Issue of the week: How strong a recovery?

The economy has seen job growth for the third consecutive month, but the number of new jobs isn't keeping up with the growth of the workforce.

How can we gauge the strength of the recovery if we’re not even sure the recession has ended? asked Sewell Chan and Louise Story in The New York Times. The National Bureau of Economic Research, the arbiter of when recessions begin and end, is not yet willing to declare the “Great Recession” over, citing “a lingering worry that the economy could turn downward again in a so-called double-dip recession.” Employment growth, in particular, is so fragile that it could derail any comeback. Still, the latest employment report was encouraging, said Donald Luskin in SmartMoney.com, with jobs growing for the third consecutive month. But “the problem is that the job market is like a leaky bucket.” Even though jobs are being added, the employment rate isn’t rising, because the number of new jobs isn’t keeping up with the growth of the workforce.

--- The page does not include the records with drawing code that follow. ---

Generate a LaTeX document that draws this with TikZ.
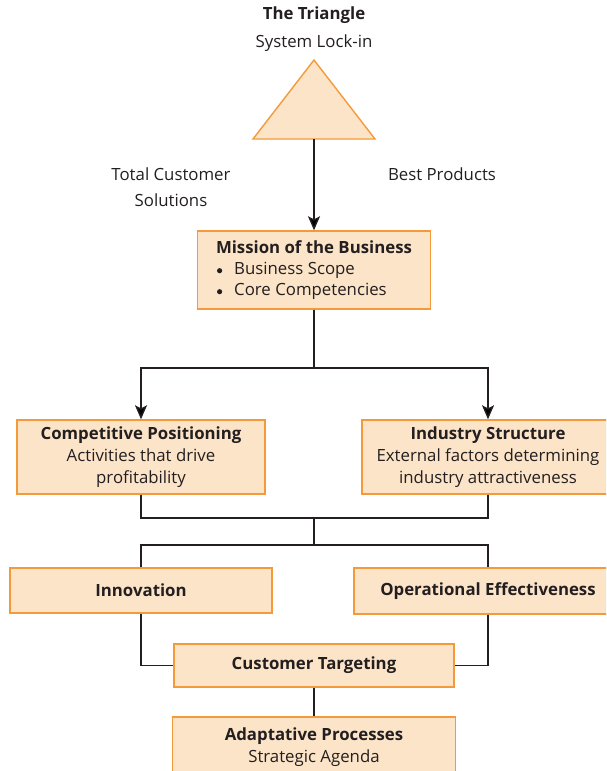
\documentclass[tikz,border=0pt]{standalone}
\usepackage{fontspec}
\setmainfont{Open Sans}
\usetikzlibrary{arrows.meta}
\definecolor{boxfill}{HTML}{FCE4C8}
\definecolor{boxline}{HTML}{F49A3A}
\definecolor{ink}{HTML}{231F20}
\newcommand{\mybul}{\raisebox{0.5pt}{\tikz[baseline=-3.2pt]\fill[ink] (0,0) circle (2.6pt);}}
\tikzset{
  box/.style={draw=boxline, fill=boxfill, line width=1.4pt, align=center, text=ink, inner sep=0pt},
  lbl/.style={text=ink, align=center, inner sep=0pt},
  conn/.style={draw=ink, line width=1.4pt},
  arr/.style={conn, -{Stealth[length=14pt,width=12pt,inset=3pt]}},
}
\begin{document}
\begin{tikzpicture}[x=1pt,y=-1pt, font=\fontsize{16.8}{22}\selectfont]
\useasboundingbox (0,0) rectangle (606,771);
\clip (0,0) rectangle (606,771);
% titles
\node[lbl, font=\fontsize{16.8}{22}\selectfont\bfseries] (title) at (314,15) {The Triangle};
\node[lbl] (lockin) at (314,43) {System Lock-in};
\node[lbl, font=\fontsize{16.8}{26.5}\selectfont] (tcs) at (171,187) {Total Customer\\Solutions};
\node[lbl] (best) at (442,174) {Best Products};
% triangle
\draw[draw=boxline, fill=boxfill, line width=1.4pt] (314,60) -- (375,139) -- (253,139) -- cycle;
\coordinate (tribase) at (314,139);
% boxes
\node[box, minimum width=233pt, minimum height=78pt] (mission) at (314,270)
  {\begin{tabular}{@{}l@{}}\textbf{Mission of the Business}\\[-1pt]
   \hspace{1pt}\mybul\hspace{12pt}Business Scope\\[-1pt]
   \hspace{1pt}\mybul\hspace{12pt}Core Competencies\end{tabular}};
\node[box, minimum width=248pt, minimum height=74pt] (comp) at (141,457)
  {\textbf{Competitive Positioning}\\Activities that drive\\profitability};
\node[box, minimum width=252pt, minimum height=74pt] (ind) at (488,457)
  {\textbf{Industry Structure}\\External factors determining\\industry attractiveness};
\node[box, minimum width=262pt, minimum height=45pt] (innov) at (141,590.5)
  {\textbf{Innovation}};
\node[box, minimum width=268pt, minimum height=46pt] (oper) at (488,591)
  {\textbf{Operational Effectiveness}};
\node[box, minimum width=280pt, minimum height=43pt] (cust) at (314,665.5)
  {\textbf{Customer Targeting}};
\node[box, minimum width=283pt, minimum height=60pt] (adapt) at (314,747)
  {\textbf{Adaptative Processes}\\Strategic Agenda};
% connectors
\coordinate (split1) at (314,368);
\coordinate (join1) at (314,518);
\coordinate (split2) at (314,545);
\draw[arr] (tribase) -- (mission.north);
\draw[conn] (mission.south) -- (split1);
\draw[arr] (split1) -| (comp.north);
\draw[arr] (split1) -| (ind.north);
\draw[conn] (comp.south) |- (join1);
\draw[conn] (ind.south) |- (join1);
\draw[conn] (join1) -- (split2);
\draw[conn] (split2) -| (innov.north);
\draw[conn] (split2) -| (oper.north);
\draw[conn] (innov.south) |- (cust.west);
\draw[conn] (oper.south) |- (cust.east);
\draw[conn] (cust.south) -- (adapt.north);
\end{tikzpicture}
\end{document}
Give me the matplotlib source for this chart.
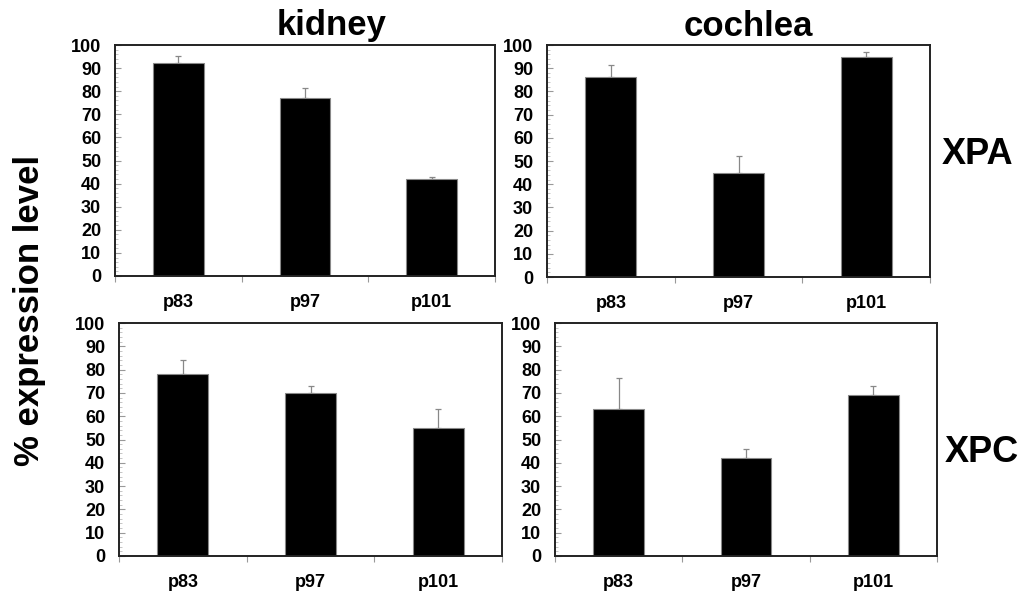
import numpy as np
import matplotlib
matplotlib.use('Agg')
import matplotlib.pyplot as plt
from matplotlib.ticker import MultipleLocator, FixedLocator

plt.rcParams['font.family'] = ['Liberation Sans', 'DejaVu Sans']
plt.rcParams['font.weight'] = 'bold'

ages = ['p83', 'p97', 'p101']

kidney_xpa = [92, 77, 42]
kidney_xpa_err = [3.2, 4.3, 1.0]
cochlea_xpa = [86, 45, 95]
cochlea_xpa_err = [5.2, 7.2, 2.0]
kidney_xpc = [78, 70, 55]
kidney_xpc_err = [6.0, 3.0, 8.0]
cochlea_xpc = [63, 42, 69]
cochlea_xpc_err = [13.3, 4.0, 4.0]

W, H = 1025, 597
fig = plt.figure(figsize=(W / 100, H / 100), dpi=100)

def box(x0, y0, x1, y1):
    # pixel box -> figure fraction
    return [x0 / W, 1 - y1 / H, (x1 - x0) / W, (y1 - y0) / H]

panels = [
    (box(115, 45, 495, 276), kidney_xpa, kidney_xpa_err),
    (box(547, 45, 930, 277), cochlea_xpa, cochlea_xpa_err),
    (box(119, 323, 502, 556), kidney_xpc, kidney_xpc_err),
    (box(555, 323, 937, 556), cochlea_xpc, cochlea_xpc_err),
]

axes = []
for rect, vals, errs in panels:
    ax = fig.add_axes(rect)
    x = np.arange(len(ages))
    ax.bar(x, vals, width=0.4, color='black', edgecolor='#888888', linewidth=0.8, zorder=2)
    ax.errorbar(x, vals, yerr=[np.zeros(len(errs)), errs], fmt='none',
                ecolor='#888888', elinewidth=0.9, capsize=2, capthick=0.9, zorder=1)
    ax.set_xlim(-0.5, 2.5)
    ax.set_ylim(0, 100)
    ax.yaxis.set_major_locator(MultipleLocator(10))
    ax.yaxis.set_minor_locator(MultipleLocator(2))
    ax.tick_params(axis='y', which='major', direction='in', length=4, color='#999999',
                   labelsize=13, pad=10)
    ax.tick_params(axis='y', which='minor', direction='in', length=2.5, color='#bbbbbb')
    ax.xaxis.set_major_locator(FixedLocator([-0.5, 0.5, 1.5, 2.5]))
    ax.set_xticks(x, minor=True)
    ax.set_xticklabels(ages, minor=True, fontsize=13, fontweight='bold')
    ax.tick_params(axis='x', which='major', direction='out', length=4, color='#999999',
                   labelbottom=False)
    ax.tick_params(axis='x', which='minor', length=0, pad=13)
    for lab in ax.get_yticklabels():
        lab.set_fontweight('bold')
    for s in ax.spines.values():
        s.set_linewidth(1.4)
        s.set_color('#222222')
    axes.append(ax)

fig.text(332 / W, 1 - 26 / H, 'kidney', ha='center', va='center', fontsize=25, fontweight='bold')
fig.text(748 / W, 1 - 26 / H, 'cochlea', ha='center', va='center', fontsize=25, fontweight='bold')
fig.text(977 / W, 1 - 155 / H, 'XPA', ha='center', va='center', fontsize=26, fontweight='bold')
fig.text(982 / W, 1 - 452 / H, 'XPC', ha='center', va='center', fontsize=26, fontweight='bold')
fig.text(30 / W, 1 - 310 / H, '% expression level', ha='center', va='center', rotation=90,
         fontsize=25, fontweight='bold')

fig.savefig('out.png', dpi=100, facecolor='white')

In fact, we’re falling further behind, said Robert Reich in The Wall Street Journal. Since the recession started, in December 2007, 8.4 million jobs have vanished and the 2.7 million jobs needed to match the growth in the workforce haven’t materialized. So even if the economy starts to generate, say, 300,000 net new jobs a month, “we could be looking at five to eight years before catching up to where we were before the recession began.” But such robust job growth is almost inconceivable, since “many of the jobs that have been lost will never return.”